We pause only to notice, for we need not today address, another potential anomaly. The HCS provides that " [i]f a mixture has not been tested as a whole to determine whether the mixture is a health hazard, the mixture shall be assumed to present the same health hazards as do the components which comprise one percent (by weight or volume) or greater of the mixture." 29 C.F.R. Sec. 1910.1200(d) (5) (ii). Because the Standard provides no such threshold for chemicals other than mixtures, however, it appears that the manufacturer of a chemical that is the product of a reaction is required to disclose all potential health hazards posed by hazardous raw materials that retain their chemical identity in the reaction product, regardless of how small a percentage of that product the raw material may be. The reason for such seemingly disparate treatment is not apparent, but we are not called upon to evaluate its reasonableness today, because in fact phenol comprises more than 1 percent of Durez 153.

The Company's alternative argument is that if the Secretary's interpretation of the disclosure requirement, as applied to the MSDS, is correct, then she exceeded her statutory authority in promulgating the HCS (in 1983). Section 6(b) of the Occupational Safety and Health Act, 29 U.S.C. §§ 655 et seq., authorizes the Secretary to promulgate a standard prescribing "the use of ... appropriate forms of warning as are necessary to insure that employees are apprised of all hazards to which they are exposed...." Durez contends that requiring disclosure of all potential health hazards of a chemical, regardless of foreseeable exposure levels, is not necessary to ensure "that employees are apprised of all hazards to which they are exposed."

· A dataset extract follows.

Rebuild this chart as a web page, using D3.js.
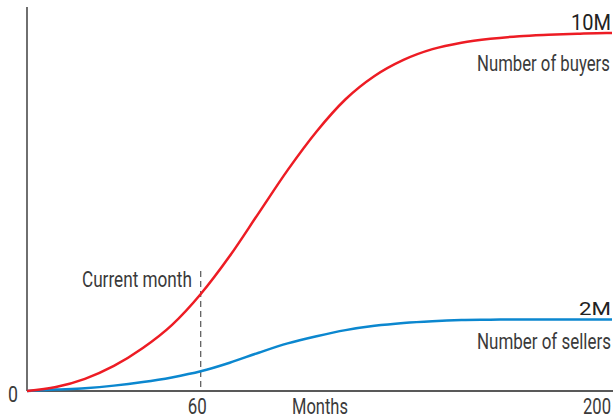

This argument, while not addressed in and therefore not foreclosed by General Carbon, is not properly before us because it was not effectively raised before the Commission in the Company's Petition for Discretionary Review of the ALJ's decision. The PDR does list, as one of five issues raised, whether "the Standard exceed [s] the statutory authority granted," but it nowhere discusses this issue, nor does it cite any authority or otherwise put the Commission on notice of the nature of or basis for its challenge. See 29 C.F.R. Sec. 2200.91(d) ("a petition should concisely state the portions of the decision for which review is sought"). Because 29 U.S.C. § 660(a) provides that " [n]o objection that has not been urged before the Commission shall be considered by the court, unless the failure or neglect ... be excused by extraordinary circumstances," and because we find that the petitioner's abbreviated mention of its challenge to the validity of the Standard is "wholly inadequate to satisfy the requirement of Sec. 660(a) that an objection be 'urged before the Commission,' " Power Plant Div., Brown & Root, Inc. v. OSHRC, 659 F.2d 1291, 1293 (5th Cir. 1981), we conclude that the petitioner failed to preserve this challenge for judicial review.

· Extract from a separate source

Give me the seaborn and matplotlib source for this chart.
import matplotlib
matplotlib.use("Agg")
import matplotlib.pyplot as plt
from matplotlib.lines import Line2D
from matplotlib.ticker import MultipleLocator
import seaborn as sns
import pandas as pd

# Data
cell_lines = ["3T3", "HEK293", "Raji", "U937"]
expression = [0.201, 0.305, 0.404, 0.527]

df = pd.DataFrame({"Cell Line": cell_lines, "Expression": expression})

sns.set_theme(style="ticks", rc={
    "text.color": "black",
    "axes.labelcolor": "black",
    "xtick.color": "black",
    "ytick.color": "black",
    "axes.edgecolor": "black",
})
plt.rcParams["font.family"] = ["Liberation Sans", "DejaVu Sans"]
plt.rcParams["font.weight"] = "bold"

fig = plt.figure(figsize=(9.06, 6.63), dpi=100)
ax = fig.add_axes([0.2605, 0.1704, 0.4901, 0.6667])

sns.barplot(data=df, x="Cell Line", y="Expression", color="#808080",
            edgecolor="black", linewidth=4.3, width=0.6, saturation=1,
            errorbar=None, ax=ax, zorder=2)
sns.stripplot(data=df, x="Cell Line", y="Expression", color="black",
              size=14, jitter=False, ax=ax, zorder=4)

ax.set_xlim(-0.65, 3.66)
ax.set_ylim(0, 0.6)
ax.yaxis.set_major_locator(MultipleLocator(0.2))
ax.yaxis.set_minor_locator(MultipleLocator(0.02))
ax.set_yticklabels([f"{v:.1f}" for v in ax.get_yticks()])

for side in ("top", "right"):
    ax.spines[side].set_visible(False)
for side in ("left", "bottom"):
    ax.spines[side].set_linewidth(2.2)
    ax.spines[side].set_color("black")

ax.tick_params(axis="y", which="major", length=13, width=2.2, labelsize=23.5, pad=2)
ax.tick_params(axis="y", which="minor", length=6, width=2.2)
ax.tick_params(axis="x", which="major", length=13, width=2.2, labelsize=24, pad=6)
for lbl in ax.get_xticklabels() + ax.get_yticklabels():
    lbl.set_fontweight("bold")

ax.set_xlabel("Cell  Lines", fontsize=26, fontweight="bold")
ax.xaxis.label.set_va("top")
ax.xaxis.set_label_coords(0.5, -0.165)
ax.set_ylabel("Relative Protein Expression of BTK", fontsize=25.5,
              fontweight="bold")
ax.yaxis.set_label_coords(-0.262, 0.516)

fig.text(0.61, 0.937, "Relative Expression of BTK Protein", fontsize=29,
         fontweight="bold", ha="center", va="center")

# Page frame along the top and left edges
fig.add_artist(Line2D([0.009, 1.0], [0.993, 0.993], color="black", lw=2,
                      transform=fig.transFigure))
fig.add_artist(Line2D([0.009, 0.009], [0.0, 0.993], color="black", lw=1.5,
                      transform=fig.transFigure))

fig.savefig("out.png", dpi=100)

Finally, we reject the Company's claim that the Secretary's interpretation of the HCS disclosure requirement interferes with its duty, under state tort law, to warn employees of the health hazards posed by its products. Specifically, the petitioner contends that the Secretary's construction of the Standard forces it to bury the warnings that properly belong in the MSDS amidst a mass of "obscure" and "unnecessary" information. This is overly dramatic, however. The MSDS for Durez 153 consists of four sparsely filled-in pages of a form, only a few entries on which would have to be elaborated to accommodate the risks to hearts, lungs, and kidneys. Realistically, therefore, OSHA's interpretation of the Standard does not force the manufacturer to choose between complying with the HCS and complying with the teachings of state tort law.